Excerpt of story by Dan Flynn, contributor for Food Safety News
Sue Wallis has Filthy Fingers into more than Butchered Horses
Number 15 on the 2010 top story list is: “Wyoming Holds Line on ‘Food Freedom’ for Cottage Foods“
Republican State Rep. Sue Wallis of Recluse, WY, is sometimes called “Slaughterhouse Sue” for helping to bring a slaughterhouse to the Cowboy State for processing horsemeat for human consumption.
Wallis is also known for digging into her causes, and for the last three years she has tried with some success for a “food freedom” approach to Wyoming’s food safety regulation.
What she wants is to exempt all “cottage foods,” or foods prepared in home kitchens, including potentially hazardous foods such as dairy products, canned foods, and sauces, from any regulations or regulatory oversight whatsoever.
When she failed the first time, Wallis scaled back by proposing to exempt only non-hazardous foods, including jams, cookies and bread, from regulation. Since July 1, 2009, that has allowed non-hazardous home-produced foods to be sold at roadside stands and farmer’s markets in Wyoming.
But food safety professionals in Wyoming have attempted to draw the line with that 2009 bill, opposing the rest of Rep. Wallis’ Food Freedom Bill.
The Wyoming Governor’s Council on Food Safety and local leaders like Robert E. Harrington, director of the Casper-Natrona County Health Department, have worked hard to educate lawmakers on food safety.
Wyoming food safety experts argue that licensing and inspection of cottage food businesses allows them to help owners prevent contamination by foodborne pathogens.
Wallis, however, says the “food inspection bureaucracy” has “gone overboard” and is “infringing on our constitutional rights to produce things and sell things and consume things and buy things that they have no justification for doing.”
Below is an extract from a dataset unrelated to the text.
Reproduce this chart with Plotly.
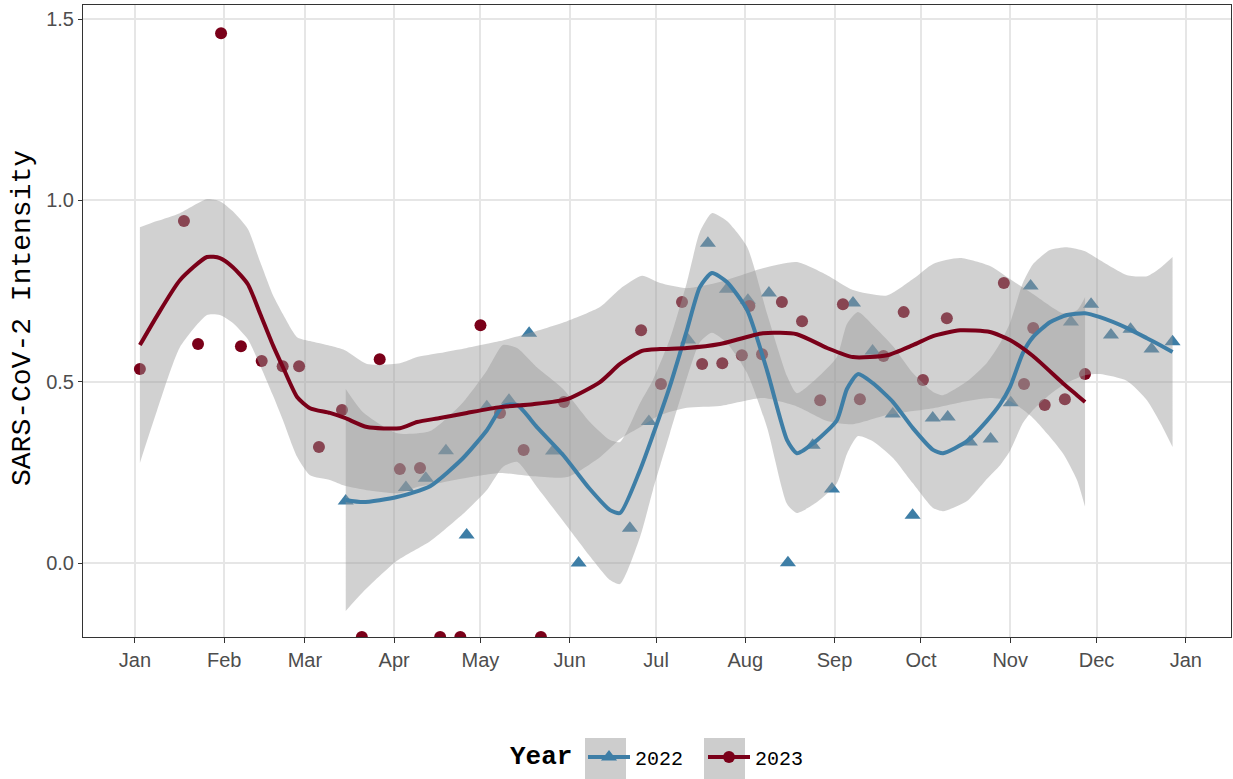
import pandas as pd
import plotly.graph_objects as go

BASE = pd.Timestamp("2022-01-01")

# ---- observed points (day of year, intensity) ----
pts22_day = [73.2, 94.1, 101.0, 108.0, 115.2, 122.2, 129.9, 136.9, 145.2, 154.1,
             171.9, 178.5, 192.1, 199.0, 205.6, 212.9, 220.2, 226.8, 235.4, 242.1,
             249.4, 256.2, 263.2, 270.1, 277.1, 282.3, 290.0, 297.2, 304.2, 311.1,
             325.1, 332.1, 339.0, 345.8, 353.1, 360.4]
pts22_val = [0.171, 0.208, 0.234, 0.310, 0.077, 0.431, 0.449, 0.634, 0.309, 0.000,
             0.096, 0.390, 0.615, 0.882, 0.755, 0.725, 0.745, 0.001, 0.325, 0.204,
             0.717, 0.585, 0.411, 0.132, 0.400, 0.403, 0.334, 0.342, 0.442, 0.764,
             0.665, 0.714, 0.629, 0.645, 0.590, 0.610]

pts23_day = [1.7, 17.0, 21.9, 29.9, 36.8, 44.0, 51.3, 57.0, 63.9, 71.9,
             78.8, 85.0, 92.0, 99.0, 106.0, 113.0, 120.0, 126.8, 135.0, 141.0,
             149.0, 175.8, 182.7, 190.0, 197.0, 204.0, 210.8, 213.4, 217.8, 224.7,
             231.7, 238.0, 245.9, 251.8, 260.0, 267.0, 273.7, 282.0, 301.8, 308.8,
             312.0, 316.0, 323.0, 330.0]
pts23_val = [0.535, 0.943, 0.604, 1.461, 0.598, 0.557, 0.543, 0.543, 0.320, 0.422,
             -0.204, 0.562, 0.259, 0.262, -0.204, -0.204, 0.656, 0.414, 0.312, -0.204,
             0.444, 0.642, 0.494, 0.720, 0.549, 0.551, 0.573, 0.709, 0.576, 0.720,
             0.667, 0.449, 0.714, 0.452, 0.571, 0.692, 0.505, 0.675, 0.772, 0.494,
             0.648, 0.436, 0.452, 0.521]

# ---- smoothed fits with confidence band ----
sm22_day = [73.2, 79.2, 91.0, 102.5, 113.9, 122.3, 127.8, 132.7, 139.6, 148.7,
            158.0, 165.0, 168.5, 175.4, 179.9, 185.8, 191.7, 196.2, 200.4, 205.6,
            212.6, 219.5, 226.5, 229.9, 236.9, 243.8, 247.3, 251.1, 256.3, 263.3,
            270.2, 277.2, 280.7, 289.0, 295.9, 300.5, 303.9, 308.4, 311.9, 317.8,
            323.7, 330.0, 335.2, 344.6, 351.5, 356.0, 360.4]
sm22_fit = [0.174, 0.168, 0.182, 0.212, 0.289, 0.367, 0.433, 0.436, 0.375, 0.298,
            0.204, 0.146, 0.138, 0.256, 0.353, 0.488, 0.642, 0.761, 0.800, 0.775,
            0.698, 0.532, 0.339, 0.303, 0.339, 0.394, 0.480, 0.521, 0.496, 0.444,
            0.372, 0.312, 0.303, 0.336, 0.392, 0.438, 0.485, 0.579, 0.623, 0.664,
            0.684, 0.689, 0.678, 0.648, 0.620, 0.601, 0.582]
sm22_hi = [0.480, 0.416, 0.358, 0.364, 0.443, 0.532, 0.601, 0.593, 0.540, 0.480,
           0.389, 0.339, 0.334, 0.441, 0.505, 0.618, 0.774, 0.913, 0.965, 0.943,
           0.872, 0.689, 0.515, 0.468, 0.510, 0.568, 0.659, 0.692, 0.656, 0.598,
           0.524, 0.472, 0.463, 0.501, 0.552, 0.606, 0.661, 0.772, 0.824, 0.863,
           0.871, 0.860, 0.835, 0.794, 0.791, 0.813, 0.844]
sm22_lo = [-0.132, -0.080, 0.006, 0.060, 0.135, 0.202, 0.265, 0.279, 0.210, 0.116,
           0.019, -0.047, -0.058, 0.071, 0.201, 0.358, 0.510, 0.609, 0.635, 0.607,
           0.524, 0.375, 0.163, 0.138, 0.168, 0.220, 0.301, 0.350, 0.336, 0.290,
           0.220, 0.152, 0.143, 0.171, 0.232, 0.270, 0.309, 0.386, 0.422, 0.465,
           0.497, 0.518, 0.521, 0.502, 0.449, 0.389, 0.320]

sm23_day = [1.7, 7.6, 15.6, 25.0, 29.5, 34.0, 39.2, 43.4, 47.9, 51.4,
            56.3, 60.8, 67.7, 72.9, 80.6, 92.0, 98.0, 105.9, 115.3, 126.8,
            138.2, 150.1, 161.5, 168.5, 176.1, 182.4, 191.7, 203.2, 218.1, 229.9,
            240.4, 249.4, 261.2, 270.2, 277.2, 286.6, 297.0, 303.9, 311.9, 322.3,
            327.2, 330.0]
sm23_fit = [0.601, 0.681, 0.780, 0.844, 0.841, 0.816, 0.769, 0.689, 0.601, 0.540,
            0.458, 0.427, 0.414, 0.400, 0.375, 0.372, 0.389, 0.400, 0.414, 0.430,
            0.438, 0.452, 0.499, 0.549, 0.585, 0.590, 0.593, 0.604, 0.634, 0.631,
            0.593, 0.568, 0.573, 0.601, 0.626, 0.642, 0.637, 0.615, 0.571, 0.496,
            0.463, 0.444]
sm23_hi = [0.926, 0.943, 0.965, 1.004, 0.998, 0.970, 0.921, 0.832, 0.739, 0.686,
           0.623, 0.612, 0.599, 0.587, 0.549, 0.551, 0.568, 0.579, 0.593, 0.612,
           0.637, 0.667, 0.706, 0.756, 0.792, 0.772, 0.758, 0.775, 0.813, 0.830,
           0.794, 0.753, 0.738, 0.783, 0.825, 0.841, 0.819, 0.783, 0.742, 0.689,
           0.697, 0.733]
sm23_lo = [0.276, 0.419, 0.595, 0.684, 0.684, 0.662, 0.617, 0.546, 0.463, 0.394,
           0.293, 0.242, 0.229, 0.213, 0.201, 0.193, 0.210, 0.221, 0.235, 0.248,
           0.239, 0.237, 0.292, 0.342, 0.378, 0.408, 0.428, 0.433, 0.455, 0.432,
           0.392, 0.383, 0.408, 0.419, 0.427, 0.443, 0.455, 0.447, 0.400, 0.303,
           0.229, 0.155]

years = ["2022", "2023"]
colors = {"2022": "#3E7EA6", "2023": "#7A0019"}
symbols = {"2022": "triangle-up", "2023": "circle"}
msize = {"2022": 14, "2023": 12}

MONO = "Courier New, Liberation Mono, monospace"
SANS = "Liberation Sans, Arial, Helvetica, sans-serif"
RIBBON = "rgba(153,153,153,0.45)"


def to_date(days):
    return [BASE + pd.Timedelta(days=float(d)) for d in days]


data = {
    "2022": dict(pd=pts22_day, pv=pts22_val, sd=sm22_day, sf=sm22_fit, hi=sm22_hi, lo=sm22_lo),
    "2023": dict(pd=pts23_day, pv=pts23_val, sd=sm23_day, sf=sm23_fit, hi=sm23_hi, lo=sm23_lo),
}

fig = go.Figure()

# points first
for y in years:
    d = data[y]
    fig.add_trace(go.Scatter(
        x=to_date(d["pd"]), y=d["pv"], mode="markers", showlegend=False,
        marker=dict(symbol=symbols[y], size=msize[y], color=colors[y], line=dict(width=0)),
        cliponaxis=True))

# ribbons over points
for y in years:
    d = data[y]
    fig.add_trace(go.Scatter(x=to_date(d["sd"]), y=d["lo"], mode="lines",
                             line=dict(width=0, shape="spline", smoothing=0.6),
                             showlegend=False, hoverinfo="skip"))
    fig.add_trace(go.Scatter(x=to_date(d["sd"]), y=d["hi"], mode="lines",
                             line=dict(width=0, shape="spline", smoothing=0.6),
                             fill="tonexty", fillcolor=RIBBON,
                             showlegend=False, hoverinfo="skip"))

# fitted lines
for y in years:
    d = data[y]
    fig.add_trace(go.Scatter(x=to_date(d["sd"]), y=d["sf"], mode="lines",
                             line=dict(color=colors[y], width=4, shape="spline", smoothing=0.6),
                             showlegend=False))

# legend entries
for y in years:
    fig.add_trace(go.Scatter(x=[None], y=[None], mode="lines+markers", name=y,
                             line=dict(color=colors[y], width=4),
                             marker=dict(symbol=symbols[y], size=msize[y], color=colors[y])))

W, H, L, T, R, B = 1233, 779, 83, 5, 2, 142
pw, ph = W - L - R, H - T - B


def px(x):
    return (x - L) / pw


def py(y):
    return (H - B - y) / ph


# grey legend key backgrounds
key_boxes = [(585, 626), (704, 745)]
for x0, x1 in key_boxes:
    fig.add_shape(type="rect", xref="paper", yref="paper",
                  x0=px(x0), x1=px(x1), y0=py(738), y1=py(779),
                  fillcolor="#CDCDCD", line=dict(width=0), layer="above")

fig.add_annotation(text="SARS-CoV-2 Intensity", textangle=-90, xref="paper", yref="paper",
                   x=px(22), y=py(318), xanchor="center", yanchor="middle", showarrow=False,
                   font=dict(family=MONO, size=28, color="black"))
fig.add_annotation(text="<b>Year</b>", xref="paper", yref="paper",
                   x=px(508), y=py(757), xanchor="left", yanchor="middle", showarrow=False,
                   font=dict(family=MONO, size=26, color="black"))

fig.update_layout(
    width=W, height=H,
    margin=dict(l=L, r=R, t=T, b=B, autoexpand=False),
    plot_bgcolor="white", paper_bgcolor="white",
    legend=dict(orientation="h", x=px(583), xanchor="left", y=py(757), yanchor="middle",
                traceorder="normal", itemwidth=42, entrywidth=63,
                font=dict(family=MONO, size=20, color="black"),
                bgcolor="rgba(0,0,0,0)"),
    xaxis=dict(type="date", range=[BASE + pd.Timedelta(days=-18.06), BASE + pd.Timedelta(days=380.7)],
               tick0="2022-01-01", dtick="M1", tickformat="%b", automargin=False,
               ticks="outside", ticklen=5, tickcolor="#333333",
               showline=True, mirror=True, linecolor="#333333", linewidth=1,
               showgrid=True, gridcolor="#E6E6E6", gridwidth=1.5, zeroline=False,
               tickfont=dict(family=SANS, size=20, color="#4D4D4D")),
    yaxis=dict(range=[-0.204, 1.539], tick0=0, dtick=0.5, tickformat=".1f", automargin=False,
               ticks="outside", ticklen=4, tickcolor="#333333",
               showline=True, mirror=True, linecolor="#333333", linewidth=1,
               showgrid=True, gridcolor="#E6E6E6", gridwidth=1.5, zeroline=False,
               tickfont=dict(family=SANS, size=20, color="#4D4D4D")),
)

fig.write_html("out.html", config={"displayModeBar": False},
               post_script="document.body.style.margin='0';document.body.style.padding='0';")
Food safety survived in Wyoming in 2010, but the threat is not going away in the New Year. Willis will be back with Food Freedom.
And state Sen. Eli D. Bebout, R-Riverton, is going to be pushing the Traditional Community Events Act, which would exempt charitable and religious organizations from regulatory oversight when they stage potluck dinner or other food events.
Rep. Dan Zwonitzer, R-Cheyenne, want to exempt raw milk producers and set up a “Cow Share” program.
“It appears that anyone who has an opposing viewpoint is ‘going overboard’ according to Rep. Wallis. Her self-elected lack of education drives her ignorance of contaminated food stuffs INCLUDING, but not limited to, human consumption of the drug tainted meat of American horses. Food Safety experts must be regarded as ‘extremists’ in her skewed mindset, also...and so the stupidity continues.” ~ R.T.